Doubt not, O poet, but persist. Say, "It is in me, and shall out." Stand
there, balked and dumb, stuttering and stammering, hissed and hooted, stand
and strive, until, at last, rage draw out of thee that dream-power which every
night shows thee is thine own; a power transcending all limit and privacy, and
by virtue of which a man is the conductor of the whole river of electricity.
Nothing walks, or creeps, or grows, or exists, which must not in turn arise
and walk before him as exponent of his meaning. Comes he to that power, his
genius is no longer exhaustible. All the creatures, by pairs and by tribes,
pour into his mind as into a Noah`s ark, to come forth again to people a new
world. This is like the stock of air for our respiration, or for the
combustion of our fireplace, not a measure of gallons, but the entire
atmosphere if wanted. And therefore the rich poets, as Homer, Chaucer,
Shakespeare, and Raphael, have obviously no limits to their works, except the
limits of their lifetime, and resemble a mirror carried through the street,
ready to render an image of every created thing.
O poet! a new nobility is conferred in groves and pastures, and not in
castles, or by the sword-blade, any longer. The conditions are hard, but
equal. Thou shalt leave the world, and know the muse only. Thou shalt not know
any longer the times, customs, graces, politics, or opinions of men, but shalt
take all from the muse. For the time of towns is tolled from the world by
funeral chimes, but in nature the universal hours are counted by succeeding
tribes of animals and plants, and by growth of joy on joy.
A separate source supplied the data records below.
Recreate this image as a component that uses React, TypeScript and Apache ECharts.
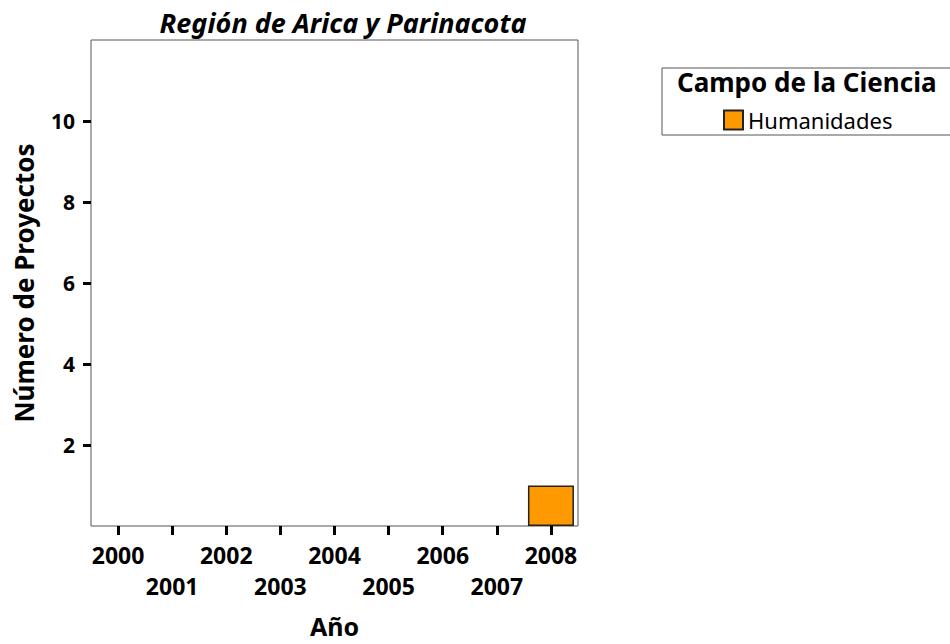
import React, { useEffect, useRef } from "react";
import * as echarts from "echarts";

const years = ["2000", "2001", "2002", "2003", "2004", "2005", "2006", "2007", "2008"];
const humanidades = [0, 0, 0, 0, 0, 0, 0, 0, 1];
const yTicks = [2, 4, 6, 8, 10];
const seriesName = "Humanidades";
const legendTitle = "Campo de la Ciencia";
const chartTitle = "Región de Arica y Parinacota";

export default function App() {
  const ref = useRef<HTMLDivElement>(null);
  useEffect(() => {
    if (!ref.current) return;
    const chart = echarts.init(ref.current, null, { renderer: "svg" });
    const font = "Noto Sans";
    chart.setOption({
      animation: false,
      backgroundColor: "#fff",
      textStyle: { fontFamily: font },
      title: {
        text: chartTitle,
        left: 338,
        textAlign: "center",
        top: 4,
        textStyle: { fontSize: 27, fontWeight: "bold", fontStyle: "italic", color: "#000", fontFamily: font },
      },
      grid: {
        left: 91,
        top: 40,
        width: 487,
        height: 486,
        show: true,
        borderColor: "#555",
        borderWidth: 1,
        backgroundColor: "transparent",
      },
      legend: {
        left: 718,
        top: 104,
        itemWidth: 19,
        itemHeight: 19,
        itemGap: 4,
        icon: "rect",
        data: [seriesName],
        textStyle: { fontSize: 22, color: "#000", fontFamily: font, padding: [0, 0, 0, 0] },
      },
      graphic: [
        {
          type: "rect",
          shape: { x: 662, y: 68, width: 300, height: 67 },
          style: { fill: "none", stroke: "#555", lineWidth: 1 },
        },
        {
          type: "text",
          x: 677,
          y: 82,
          style: {
            text: legendTitle,
            fontSize: 26,
            fontWeight: "bold",
            fill: "#000",
            fontFamily: font,
            verticalAlign: "middle",
          },
        },
      ],
      xAxis: {
        type: "category",
        data: years,
        name: "Año",
        nameLocation: "middle",
        nameGap: 87,
        nameTextStyle: { fontSize: 25, fontWeight: "bold", color: "#000", fontFamily: font },
        axisLine: { show: false },
        axisTick: { show: true, alignWithLabel: true, length: 9, lineStyle: { color: "#000", width: 3 } },
        axisLabel: {
          interval: 0,
          margin: 13,
          fontSize: 23,
          fontWeight: "bold",
          color: "#000",
          lineHeight: 31,
          fontFamily: font,
          formatter: (v: string, i: number) => (i % 2 === 1 ? "\n" + v : v + "\n"),
        },
      },
      yAxis: {
        type: "value",
        min: 0,
        max: 12,
        interval: 2,
        name: "Número de Proyectos",
        nameLocation: "middle",
        nameGap: 54,
        nameTextStyle: { fontSize: 26, fontWeight: "bold", color: "#000", fontFamily: font },
        splitLine: { show: false },
        axisLine: { show: false },
        axisTick: { show: true, length: 8, customValues: yTicks, lineStyle: { color: "#000", width: 3 } },
        axisLabel: {
          margin: 16,
          fontSize: 21,
          fontWeight: "bold",
          color: "#000",
          fontFamily: font,
          customValues: yTicks,
        },
      },
      series: [
        {
          name: seriesName,
          type: "bar",
          data: humanidades.map((v) => (v === 0 ? { value: v, itemStyle: { borderWidth: 0 } } : v)),
          barWidth: "85%",
          itemStyle: { color: "#FF9900", borderColor: "#222", borderWidth: 1.5 },
        },
      ],
    });
    return () => chart.dispose();
  }, []);
  return <div ref={ref} style={{ width: 950, height: 644, position: "absolute", left: 0, top: 0 }} />;
}
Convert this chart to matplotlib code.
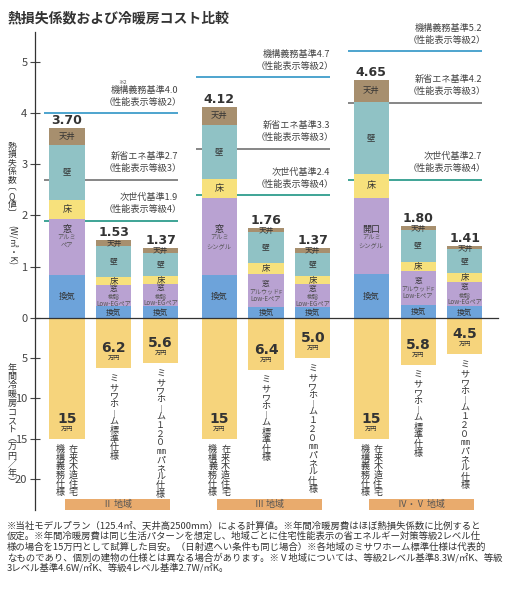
import matplotlib
matplotlib.use('Agg')
import matplotlib.pyplot as plt

plt.rcParams['font.family'] = ['Noto Sans CJK JP', 'DejaVu Sans']

# ---------------- data ----------------
regions = ['Ⅱ 地域', 'Ⅲ 地域', 'Ⅳ・Ⅴ 地域']
totals = [[3.70, 1.53, 1.37], [4.12, 1.76, 1.37], [4.65, 1.80, 1.41]]
vent = [[0.84, 0.23, 0.23], [0.84, 0.22, 0.21], [0.85, 0.26, 0.23]]
window = [[1.10, 0.41, 0.43], [1.50, 0.63, 0.45], [1.50, 0.66, 0.48]]
floor_ = [[0.37, 0.16, 0.16], [0.37, 0.22, 0.16], [0.46, 0.18, 0.17]]
wall = [[1.07, 0.60, 0.45], [1.06, 0.61, 0.45], [1.41, 0.62, 0.46]]
ceiling = [[0.32, 0.13, 0.10], [0.35, 0.08, 0.10], [0.43, 0.08, 0.07]]
costs = [[15, 6.2, 5.6], [15, 6.4, 5.0], [15, 5.8, 4.5]]
standards = [[4.0, 2.7, 1.9], [4.7, 3.3, 2.4], [5.2, 4.2, 2.7]]
standard_names = ['機構義務基準', '新省エネ基準', '次世代基準']
standard_grades = ['（性能表示等級2）', '（性能表示等級3）', '（性能表示等級4）']
window_main = [['窓', '窓', '窓'], ['窓', '窓', '窓'], ['開口', '窓', '窓']]
window_sub = [['アルミ\nペア', '樹脂\nLow-EGペア', '樹脂\nLow-EGペア'],
              ['アルミ\nシングル', 'アルウッドF\nLow-Eペア', '樹脂\nLow-EGペア'],
              ['アルミ\nシングル', 'アルウッドF\nLow-Eペア', '樹脂\nLow-EGペア']]
bar_names = [['在来木造住宅', '機構義務仕様'], ['ミサワホ︱ム標準仕様'], ['ミサワホ︱ム１２０㎜パネル仕様']]
upper_ticks = [1, 2, 3, 4, 5]
lower_ticks = [0, 5, 10, 15, 20]
footnote = [
    '※当社モデルプラン（125.4㎡、天井高2500mm）による計算値。※年間冷暖房費はほぼ熱損失係数に比例すると',
    '仮定。※年間冷暖房費は同じ生活パターンを想定し、地域ごとに住宅性能表示の省エネルギー対策等級2レベル仕',
    '様の場合を15万円として試算した目安。（日射遮へい条件も同じ場合）※各地域のミサワホーム標準仕様は代表的',
    'なものであり、個別の建物の仕様とは異なる場合があります。※Ⅴ地域については、等級2レベル基準8.3W/㎡K、等級',
    '3レベル基準4.6W/㎡K、等級4レベル基準2.7W/㎡K。',
]

# ---------------- style ----------------
C_VENT = '#6da3da'
C_WIN = '#b9a2d2'
C_FLOOR = '#f7e17c'
C_WALL = '#90c2c5'
C_CEIL = '#a78f6e'
C_COST = '#f6d47c'
C_LINES = ['#3f9dca', '#7d7d7d', '#2f9d8d']
C_REGION = '#e9ab6d'
TXT = '#333333'

W, H = 515, 590
PT = 0.72  # points per pixel at dpi 100
K = 0.157  # data units (Q) per 万円 in the lower half

fig = plt.figure(figsize=(W / 100, H / 100), dpi=100)
ax = fig.add_axes([35 / W, 1 - 510 / H, 465 / W, 478 / H])
ax.set_xlim(-0.684, 9.25)
ax.set_ylim(-3.746, 5.58)
for s in ['top', 'right', 'bottom']:
    ax.spines[s].set_visible(False)
ax.spines['left'].set_color('#333')
ax.spines['left'].set_linewidth(0.9)
ax.set_xticks([])
yt = upper_ticks + [-t * K for t in lower_ticks]
yl = [str(t) for t in upper_ticks] + [str(t) for t in lower_ticks]
ax.set_yticks(yt)
ax.set_yticklabels(yl)
ax.tick_params(axis='y', direction='inout', length=7, width=0.8, colors='#444',
               labelsize=8, pad=2)
ax.axhline(0, xmin=0, xmax=0.996, color='#333', lw=0.9, zorder=5)

GAP = 3.25
BW = 0.75


def ann(s, x, y, dx=0, dy=0, **kw):
    kw.setdefault('ha', 'center')
    kw.setdefault('va', 'center')
    kw.setdefault('color', TXT)
    kw.setdefault('annotation_clip', False)
    return ax.annotate(s, (x, y), xytext=(dx * PT, dy * PT), textcoords='offset points', **kw)


for g in range(3):
    g0 = g * GAP
    # standard lines
    for k in range(3):
        v = standards[g][k]
        ax.hlines(v, g0 - 0.5, g0 + 2.37, color=C_LINES[k], lw=1.3, zorder=1)
        ann(standard_names[k] + f'{v:.1f}', g0 + 2.37, v, 0, 23, ha='right', fontsize=6.6, color='#444')
        ann(standard_grades[k], g0 + 2.37, v, 4, 11, ha='right', fontsize=6.6, color='#444')
    if g == 0:
        ann('※2', g0 + 2.37, standards[0][0], -55, 30, fontsize=4, color='#555')
    # region label
    ax.bar(g0 + 1.08, 0.215, width=2.24, bottom=-3.75, color=C_REGION, zorder=2)
    ann(regions[g], g0 + 1.08, -3.64, 0, 0, fontsize=6.5, color='#555')

    for i in range(3):
        x = g0 + i
        segs = [vent[g][i], window[g][i], floor_[g][i], wall[g][i], ceiling[g][i]]
        cols = [C_VENT, C_WIN, C_FLOOR, C_WALL, C_CEIL]
        b = 0
        bottoms = []
        for v, c in zip(segs, cols):
            ax.bar(x, v, BW, bottom=b, color=c, zorder=3, linewidth=0)
            bottoms.append(b)
            b += v
        big = (i == 0)
        fs = 6 if big else 5.5
        # labels in segments
        ann('換気', x, bottoms[0] + segs[0] / 2, 0, 0 if big else -0.5, fontsize=fs, zorder=6)
        if big:
            ym = vent[g][i] + 0.88
            ann(window_main[g][i], x, ym, 0, 0, fontsize=6.5, zorder=6)
            for j, line in enumerate(window_sub[g][i].split('\n')):
                ann(line, x, ym, 0, -8 * (j + 1), fontsize=4.5, color='#555', zorder=6)
        else:
            ym = bottoms[1] + segs[1] / 2
            ann(window_main[g][i], x, ym, 0, 7, fontsize=5.5, zorder=6)
            for j, line in enumerate(window_sub[g][i].split('\n')):
                ann(line, x, ym, 0, -1 - 7 * j, fontsize=4.3 if j == 0 else 4.5,
                    color='#555', zorder=6)
        ann('床', x, bottoms[2] + segs[2] / 2, 0, 0, fontsize=fs + 0.5, zorder=6)
        ann('壁', x, bottoms[3] + segs[3] / 2, 0, 0, fontsize=fs, zorder=6)
        ann('天井', x, bottoms[4] + segs[4] / 2, 0, -1 if not big else 0, fontsize=fs, zorder=6)
        # total label
        ann(f'{totals[g][i]:.2f}', x, totals[g][i], 0, 1, va='bottom', fontsize=9,
            fontweight='bold', family='DejaVu Sans', color=TXT, zorder=6)

        # cost bar (downwards)
        c = costs[g][i]
        ax.bar(x, -c * K, BW, color=C_COST, zorder=3, linewidth=0)
        ann(f'{c:g}' if c == 15 else f'{c:.1f}', x, -c * K, 0, 20, fontsize=10,
            fontweight='bold', family='DejaVu Sans', color=TXT, zorder=6)
        ann('万円', x, -c * K, 0, 9, fontsize=4.5, color=TXT, zorder=6)

        # vertical names below cost bar
        names = bar_names[i]
        if len(names) == 2:
            offs = [6.5, -6.5]
        else:
            offs = [0]
        for name, dx in zip(names, offs):
            for j, ch in enumerate(name):
                ann(ch, x, -c * K, dx, -(11 + 8.6 * j), fontsize=6.5, color=TXT)

# ---------------- figure texts ----------------
def ftext(x, y, s, **kw):
    kw.setdefault('color', TXT)
    fig.text(x / W, 1 - y / H, s, **kw)


ftext(8, 18, '熱損失係数および冷暖房コスト比較', fontsize=10, fontweight='bold', va='center', ha='left')

# upper axis label (vertical)
up_chars = ['熱', '損', '失', '係', '数', '︹', 'Q', '値', '︺']
for j, ch in enumerate(up_chars):
    ftext(12, 146 + 8.4 * j, ch, fontsize=6.3, ha='center', va='center')
ftext(12, 245, '(W/㎡・K)', fontsize=6.3, ha='center', va='center', rotation=-90)

low_chars = ['年', '間', '冷', '暖', '房', 'コ', 'ス', 'ト', '︵', '万', '円', '／', '年', '︶']
for j, ch in enumerate(low_chars):
    ftext(12, 368 + 8.8 * j, ch, fontsize=6.5, ha='center', va='center')

for j, line in enumerate(footnote):
    ftext(7, 526 + 10.5 * j, line, fontsize=6.75, ha='left', va='center', color='#333')

fig.savefig('out.png', dpi=100)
God wills also that
thou abdicate a manifold and duplex life, and that thou be content that others
speak for thee. Others shall be thy gentlemen, and shall represent all
courtesy and worldly life for thee; others shall do the great and resounding
actions also. Thou shalt lie close hid with nature, and canst not be afforded
to the Capitol or the Exchange. The world is full of renunciations and
apprenticeships, and this is thine: thou must pass for a fool and a churl for
a long season. This is the screen and sheath in which Pan has protected his
well-beloved flower, and thou shalt be known only to thine own, and they shall
console thee with tenderest love. And thou shalt not be able to rehearse the
names of thy friends in thy verse, for an old shame before the holy ideal. And
this is the reward: that the ideal shall be real to thee, and the impressions
of the actual world shall fall like summer rain, copious, but not troublesome,
to thy invulnerable essence. Thou shalt have the whole land for thy park and
manor, the sea for thy bath and navigation, without tax and without envy; the
woods and the rivers thou shalt own; and thou shalt possess that wherein
others are only tenants and boarders. Thou true land-lord! sea-lord! air-lord!
Wherever snow falls, or water flows, or birds fly, wherever day and night meet
in twilight, wherever the blue heaven is hung by clouds, or sown with stars,
wherever are forms with transparent boundaries, wherever are outlets into
celestial space, wherever is danger, and awe, and love, there is Beauty,
plenteous as rain, shed for thee, and though thou shouldest walk the world
over, thou shalt not be able to find a condition inopportune or ignoble.